Social media is a highly effective communications tool, but solicitors can fall foul of the regulator and face disciplinary action for posting inappropriate remarks. Christopher McCormick of Moorcrofts LLP looks at how firms can avoid the risks.
A lawyer’s reputation is often heavily influenced by how they engage with the public – including their use of social media – and just one ill-judged remark can have serious reputational, legal and regulatory ramifications.
Even if a lawyer’s use of social media is unconnected with their job, an allegation of misconduct can still follow.
Indeed, the Solicitors Regulation Authority (SRA) has confirmed that most of the social media complaints it deals with arise from activity outside of legal practice.
The primary difficulties arise with the blurring of boundaries.
As Fran Unsworth, the director of news at the BBC, told staff in an email: “There is no real distinction between personal and official social media accounts”.
Fran is probably right – if a member of staff publishes something awful, there will undoubtedly be at least some people unable to separate that action from your organisation.
Regardless of that, it is still good practice to require staff and employees to identify personal social media accounts and to think carefully before they use them.
Using company accounts
Many companies, including law firms, have official social media accounts such as Facebook, Twitter, Instagram and LinkedIn.
There are dozens more, but these four are likely the main platforms an organisation will use to engage with clients, raise their profile and often recruit.
Typically, a number of people within the organisation will have access to official social media accounts, and they should only be used for officially sanctioned postings.
Unless someone with control of the company account goes ‘rogue’, there should not be any issues with an official account so long as those employees are given proper training on the use of those accounts.
Using personal accounts
Problems for organisations are more likely to arise from an employee’s personal social media activity, which can run the risk of bringing a firm into disrepute.
The extent to which regulators should sanction lawyers’ actions in their private lives has been a live issue of late, such as in the case of a senior partner at Hogan Lovells fined for discriminating against his children’s pregnant nanny.
Similarly, a solicitor who repeatedly made “inappropriate and puerile comments” on social media about his clients’ matters was rebuked for his conduct.
Aside from the fines for individuals, these matters are likely to create problems for the firm including:
- loss of reputation
- potential legal action
- unhappy clients
- loss of productivity
- potential leaking of confidential information
Other issues could include bullying, harassment and self-inflicted problems such as people accidentally publicly posting pictures or information that should remain private.
Obviously, it is going to be very difficult for any organisation to police personal social media accounts but there are some steps an organisation can take to try to reduce the likelihood of an issue arising.
Have a policy
Have a social media policy. This policy should set out exactly what is acceptable and what is not.
There should be a distinction between business and private use of social media, and what employees and staff can and cannot say about the business.
Use of official accounts should also be covered in the social media policy.
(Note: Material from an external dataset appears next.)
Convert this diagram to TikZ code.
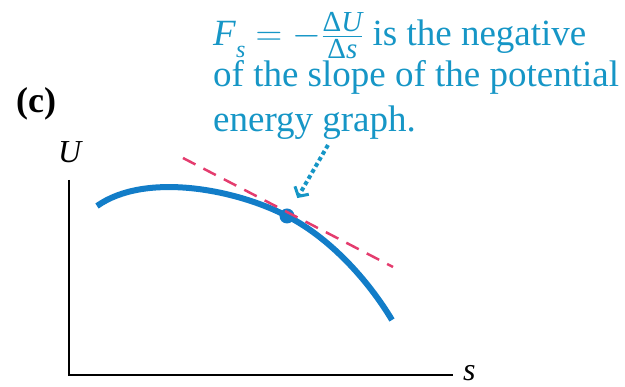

The policy should make it clear what the sanctions are for a breach of that policy.
Take bullying seriously
Inappropriate behaviour on social media should be treated in the same way as inappropriate behaviour in the office.
Bullying online is as serious as bullying in the office, and should be dealt with in the same way.
Hold firm-wide training
Ensure firm-wide social media training is undertaken so that the differences between personal and private behaviours are understood.
Many people believe that what they do in their own time is none of their employer’s business but solicitors are held to a higher standard of behaviour by the SRA Code of Conduct.
Read the SRA Warning Notice
Make staff aware of the SRA’s Warning Notice on offensive communications.
Online comments posted in a personal capacity which might be deemed offensive or inappropriate “could be classed as misconduct if the poster can be identified as a solicitor”.
Social media can be an important part of an organisation’s strategy, but it can also be highly damaging if not handled properly.
An organisation will not be able to stop staff and employees from using social media (nor should they) but they do need to make sure employees and staff understand how to use it responsibly.